SCROLL TO CONTINUE WITH CONTENT
Atun menuturkan, sempat sulit pula baginya untuk berkomunikasi dengan siswa dan orang tuanya. Saat itu, masih banyak anggapan bahwa tanpa sekolah dan masuk kelas pun para anak-anak setempat bisa kerja. Di samping itu, akses ke sekolah yang tidak mulus pun menambah tantangan ke sekolah.
Guru Belajar
Atun menuturkan, pihak sekolah kemudian berkolaborasi dengan Sekolah Lawan Corona (SLC). Pihak yayasan pun mendatangkan konsultan yang membimbing para guru hingga kini, plus Kampus Pemimpin Merdeka (KPM). Para guru kemudian belajar tentang Kurikulum Merdeka Belajar, praktik baik, membina hubungan dengan orang tua, hingga melakukan pembiasaan refleksi.

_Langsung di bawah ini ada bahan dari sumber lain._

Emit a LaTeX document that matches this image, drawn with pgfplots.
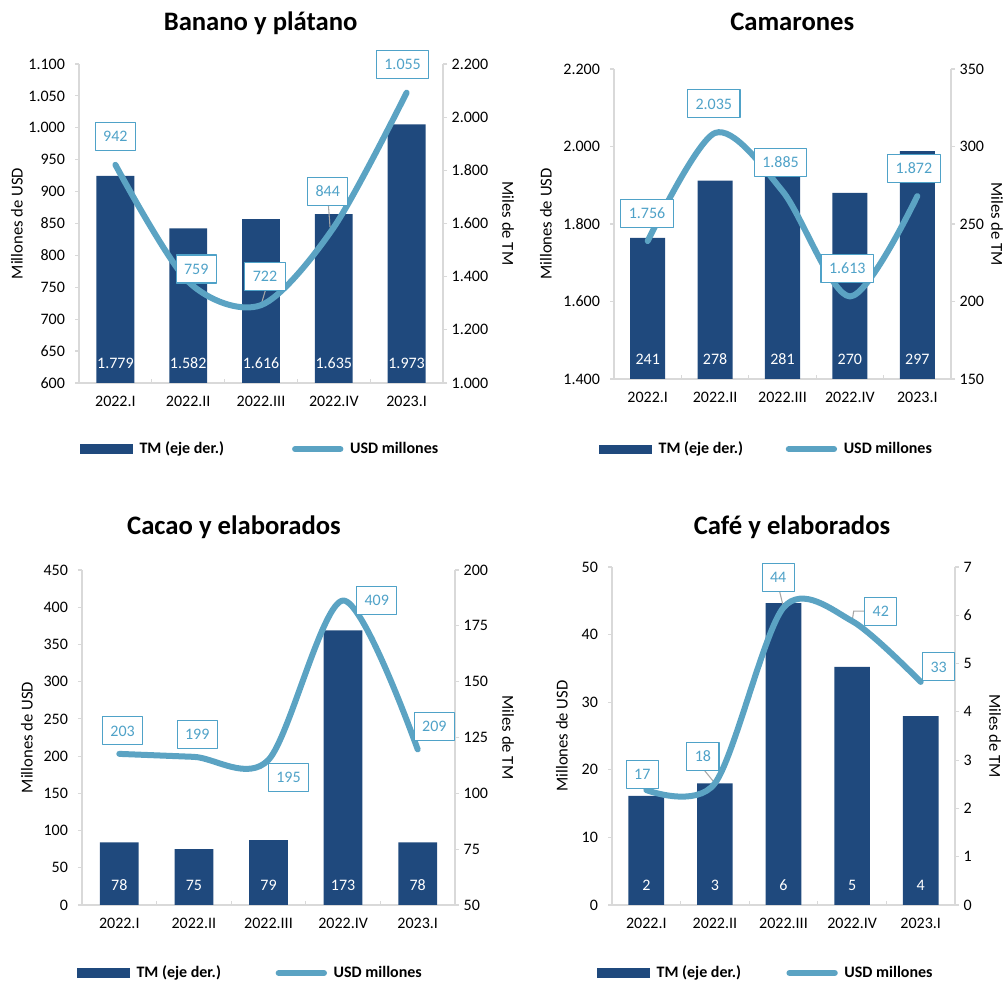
\documentclass[border=0pt]{standalone}
\usepackage{pgfplots}
\pgfplotsset{compat=1.18}
\usepackage{pgfplotstable}
\usepackage{fontspec}
\setmainfont{Carlito}

\definecolor{barc}{HTML}{1F497D}
\definecolor{linec}{HTML}{5BA3C3}
\definecolor{labc}{HTML}{4FA2C8}
\definecolor{axc}{HTML}{D9D9D9}
\definecolor{leadc}{HTML}{A6A6A6}

% x: quarter index, tm: thousands of tonnes, usd: USD millions,
% dx/dy: offset (pt) of the value box from its point
\pgfplotstableread{
x tm usd dx dy
0 1779 942 0 21
1 1582 759 6 9.4
2 1616 722 3 21.75
3 1635 844 -4.5 27
4 1973 1055 -3 21
}\banano

\pgfplotstableread{
x tm usd dx dy
0 241 1756 -0.5 21
1 278 2035 -1 21.75
2 281 1885 -1.5 21.75
3 270 1613 -2 21
4 297 1872 -2.5 21
}\camarones

\pgfplotstableread{
x tm usd dx dy
0 78 203 2.5 17.25
1 75 199 2.5 17
2 79 195 15 -13.5
3 173 409 25.2 0
4 78 209 12.5 17.5
}\cacao

\pgfplotstableread{
x tm usd dx dy
0 2.26 17 -3 12
1 2.52 18 -9 20.25
2 6.25 44 -4 22.5
3 4.93 42 21.5 7.5
4 3.91 33 13.5 11.25
}\cafe

\pgfplotsset{
  panel/.style={
    scale only axis, xmin=-0.5, xmax=4.5, clip=false,
    tick label style={font=\fontsize{12}{14}\selectfont, text=black},
    /pgf/number format/fixed,
    /pgf/number format/precision=0,
    /pgf/number format/1000 sep={.},
    /pgf/number format/assume math mode=true,
    axis line style={axc, line width=1.1pt},
    tick style={axc, line width=0.9pt},
    major tick length=3pt,
  },
  tmaxis/.style={panel,
    axis y line*=right, axis x line*=bottom,
    ytick align=outside,
    xtick={-0.5,0.5,...,4.5}, xticklabels={,,,,,,},
    xtick align=inside,
    extra x ticks={0,1,2,3,4},
    extra x tick labels={2022.I,2022.II,2022.III,2022.IV,2023.I},
    extra x tick style={major tick length=0pt, xticklabel style={yshift=-6pt}},
  },
  usdaxis/.style={panel,
    axis y line*=left, axis x line=none, xtick=\empty,
    ytick align=outside,
    yticklabel style={xshift=-4pt},
    legend style={anchor=west, draw=none, fill=none, legend columns=2,
      font=\bfseries\fontsize{12}{14}\selectfont,
      /tikz/every odd column/.append style={column sep=3pt},
      cells={anchor=west}},
  },
  legsep/.style={legend style={/tikz/every even column/.append style={column sep=#1}}},
  tmbars/.style={ybar, bar width=0.52, fill=barc, draw=none},
  tmvals/.style={draw=none, mark=none, nodes near coords, point meta=\thisrow{tm},
    nodes near coords style={text=white, anchor=center, yshift=15pt,
      font=\fontsize{12}{14}\selectfont}},
  usdline/.style={linec, line width=4.5pt, smooth, line cap=round, line join=round,
    nodes near coords, point meta=y,
    visualization depends on={\thisrow{dx}\as\dx},
    visualization depends on={\thisrow{dy}\as\dy},
    every node near coord/.append style={draw=labc, fill=white, text=labc,
      line width=0.8pt, anchor=center, inner xsep=6pt, inner ysep=4pt,
      minimum height=21pt, font=\fontsize{12}{14}\selectfont,
      xshift={\dx*1pt}, yshift={\dy*1pt}},
    legend image code/.code={\draw[linec, line width=4.5pt, line cap=round]
      (2.5pt,0pt) -- (36.5pt,0pt);}},
  barlegend/.style={legend image code/.code={\fill[barc] (0pt,-3.2pt) rectangle (39pt,3.2pt);}},
  rlabel/.style={every axis y label/.style={at={(axis description cs:1,0.5)},
    xshift=#1, rotate=-90, anchor=center, font=\fontsize{12.5}{15}\selectfont}},
  llabel/.style={every axis y label/.style={at={(axis description cs:0,0.5)},
    xshift=#1, rotate=90, anchor=center, font=\fontsize{12.5}{15}\selectfont}},
}

\begin{document}
\begin{tikzpicture}
\path[use as bounding box] (0,0) rectangle (754.5pt,738pt);

% ---------------- Banano y plátano ----------------
\node[font=\bfseries\fontsize{20}{24}\selectfont, anchor=base] at (195.4pt,715pt) {Banano y plátano};
\begin{axis}[tmaxis, at={(59.25pt,450.75pt)}, anchor=south west,
  width=273pt, height=239.25pt,
  ymin=1000, ymax=2200, ytick={1000,1200,...,2200},
  ylabel={Miles de TM}, rlabel=48.75pt]
  \addplot[tmbars] table[x=x, y=tm] {\banano};
  \addplot[tmvals] table[x=x, y expr=1000] {\banano};
\end{axis}
\begin{axis}[usdaxis, at={(59.25pt,450.75pt)}, anchor=south west,
  width=273pt, height=239.25pt,
  ymin=600, ymax=1100, ytick={600,650,...,1100},
  ylabel={Millones de USD}, llabel=-46.5pt,
  legend style={at={(-0.008,-0.207)}}, legsep=49pt]
  \addlegendimage{barlegend}
  \addlegendentry{TM (eje der.)}
  \draw[leadc, line width=0.8pt] (axis cs:2,722) -- ++(3.5pt,11.8pt);
  \draw[leadc, line width=0.8pt] ([xshift=-2.8pt]axis cs:3,844) -- ++(-1.3pt,17.5pt);
  \addplot[usdline] table[x=x, y=usd] {\banano};
  \addlegendentry{USD millones}
\end{axis}

% ---------------- Camarones ----------------
\node[font=\bfseries\fontsize{20}{24}\selectfont, anchor=base] at (594.2pt,715pt) {Camarones};
\begin{axis}[tmaxis, at={(460.5pt,453.75pt)}, anchor=south west,
  width=252.75pt, height=232.5pt,
  ymin=150, ymax=350, ytick={150,200,...,350},
  ylabel={Miles de TM}, rlabel=34.5pt]
  \addplot[tmbars] table[x=x, y=tm] {\camarones};
  \addplot[tmvals] table[x=x, y expr=150] {\camarones};
\end{axis}
\begin{axis}[usdaxis, at={(460.5pt,453.75pt)}, anchor=south west,
  width=252.75pt, height=232.5pt,
  ymin=1400, ymax=2200, ytick={1400,1600,...,2200},
  ylabel={Millones de USD}, llabel=-51pt,
  legend style={at={(-0.056,-0.226)}}, legsep=30pt]
  \addlegendimage{barlegend}
  \addlegendentry{TM (eje der.)}
  \addplot[usdline] table[x=x, y=usd] {\camarones};
  \addlegendentry{USD millones}
\end{axis}

% ---------------- Cacao y elaborados ----------------
\node[font=\bfseries\fontsize{20}{24}\selectfont, anchor=base] at (175.5pt,336.75pt) {Cacao y elaborados};
\begin{axis}[tmaxis, at={(61.5pt,59.25pt)}, anchor=south west,
  width=279.75pt, height=251.25pt,
  ymin=50, ymax=200, ytick={50,75,...,200},
  ylabel={Miles de TM}, rlabel=39.75pt]
  \addplot[tmbars] table[x=x, y=tm] {\cacao};
  \addplot[tmvals] table[x=x, y expr=50] {\cacao};
\end{axis}
\begin{axis}[usdaxis, at={(61.5pt,59.25pt)}, anchor=south west,
  width=279.75pt, height=251.25pt,
  ymin=0, ymax=450, ytick={0,50,...,450},
  ylabel={Millones de USD}, llabel=-41.25pt,
  legend style={at={(-0.024,-0.203)}}, legsep=39pt]
  \addlegendimage{barlegend}
  \addlegendentry{TM (eje der.)}
  \addplot[usdline] table[x=x, y=usd] {\cacao};
  \addlegendentry{USD millones}
\end{axis}

% ---------------- Café y elaborados ----------------
\node[font=\bfseries\fontsize{20}{24}\selectfont, anchor=base] at (594pt,336.75pt) {Café y elaborados};
\begin{axis}[tmaxis, at={(459pt,59.25pt)}, anchor=south west,
  width=257.25pt, height=253.5pt,
  ymin=0, ymax=7, ytick={0,1,...,7},
  ylabel={Miles de TM}, rlabel=30pt]
  \addplot[tmbars] table[x=x, y=tm] {\cafe};
  \addplot[tmvals] table[x=x, y expr=0] {\cafe};
\end{axis}
\begin{axis}[usdaxis, at={(459pt,59.25pt)}, anchor=south west,
  width=257.25pt, height=253.5pt,
  ymin=0, ymax=50, ytick={0,10,...,50},
  ylabel={Millones de USD}, llabel=-37.5pt,
  legend style={at={(-0.055,-0.201)}}, legsep=32pt]
  \addlegendimage{barlegend}
  \addlegendentry{TM (eje der.)}
  \draw[leadc, line width=0.8pt] (axis cs:1,18) -- ++(-8.5pt,10.5pt);
  \draw[leadc, line width=0.8pt] (axis cs:2,44) -- ++(-3pt,12.5pt);
  \draw[leadc, line width=0.8pt] (axis cs:3,42) -- ++(1.2pt,7.5pt) -- ++(8.25pt,0pt);
  \addplot[usdline] table[x=x, y=usd] {\cafe};
  \addlegendentry{USD millones}
\end{axis}
\end{tikzpicture}
\end{document}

Dari situ, Atun, Pigur, dan guru-guru di SMP Prawira Lebih melibatkan orang tua di samping untuk rapat dan pembagian rapor. Whatsapp digunakan untuk komunikasi hasil belajar siswa, kehadiran, karya anak sekolah, dan monitoring kegiatan anak di rumah.
"Alhasil tahun ajaran kemarin (2021/2022) sampai 25 siswa. Kami jadi lebih banyak pelibatan dengan siswa, ortu, jadi lebih berperan. Ketika ada yang ingin disampaikan, datang, sharing, ngobrol, lebih enjoy karena dengan KPM, adanya konsultan, semuanya jadi berubah, insya Allah tetap konsisten menjalankan seperti yang kita dapatkan," tuturnya.
Kelas untuk Siswa sesuai Minat
Pigur menuturkan, ia semula diajak bergabung untuk mengajar di SMP Prawira. Kendati semula tak percaya diri karena tak mengenyam bangku kuliah, ia mengajar bidang seni budaya, prakarya, dan bahasa Sunda yang diminatinya.
Dengan semangat dari guru-guru di sekolah, ia melanjutkan pendidikan tinggi sambil mengajar. Ia juga aktif belajar dan berefleksi tentang Merdeka Belajar hingga manajemen kelas dari perkuliahan, KPM, maupun sumber lain.
"Kami sadar bahwa tidak melibatkan murid dalam pembelajaran selama ini. Selama ini, kami tidak melibatkan ekosistem di sekitar murid," tuturnya.
"Dari situ, kami mulai mengubah kelas kami. Dimulai dari mengundang orang tua mereka, mendengarkan murid tentang minat dan cita-cita mereka, mengajak pertemuan masyarakat sekitar sekolah agar bisa terlibat di lingkungan sekolah," sambungnya.
Berangkat dari mendengarkan siswa dan orang tua, Pigur dan guru-guru SMP Prawira menggagas pembelajaran yang menarik minat belajar siswa. Salah satunya yakni belajar lewat berkebun dan memasak.
"Membuat kebun di sekolah. Kebun yang ada sering digunakan untuk integrasi pelajaran guru-guru, sehingga ilmu yang didapat bisa berguna untuk membantu orang tua. Notabene, di Lembang banyak yang berkebun (untuk mata pencaharian)," terangnya.
Pigur juga mencoba kerja sama dengan warga sekitar untuk bantu pembelajaran siswa. Alhasil, siswa bisa belajar langsung dari warga dengan bimbingannya. Siswa pun menanyakan hal tentang budidaya hewan ternak langsung ke peternaknya, serta memasak sebagai bagian kelas prakarya.
"Belajar tidak selalu di kelas, banyak pabrik, UMKM, yang membuat oleh-oleh. Mengunjungi perkebunan, bertamu ke tokoh-tokoh masyarakat sekitar," tutur Pigur.
Ia bercerita, tiap siswa boleh memilih tantangannya masing-masing. Siswa yang punya pemahaman berkebun baik dengan ilmu dari orang tuanya dijadikan ketua berkebun. Sementara itu, siswa yang pandai melukis dijadilkan ketua seni.
"Ternyata, sesederhana mendengarkan suara orang tua, suara murid, dan melibatkan mereka, bisa berdampak banyak sekali," pungkasnya.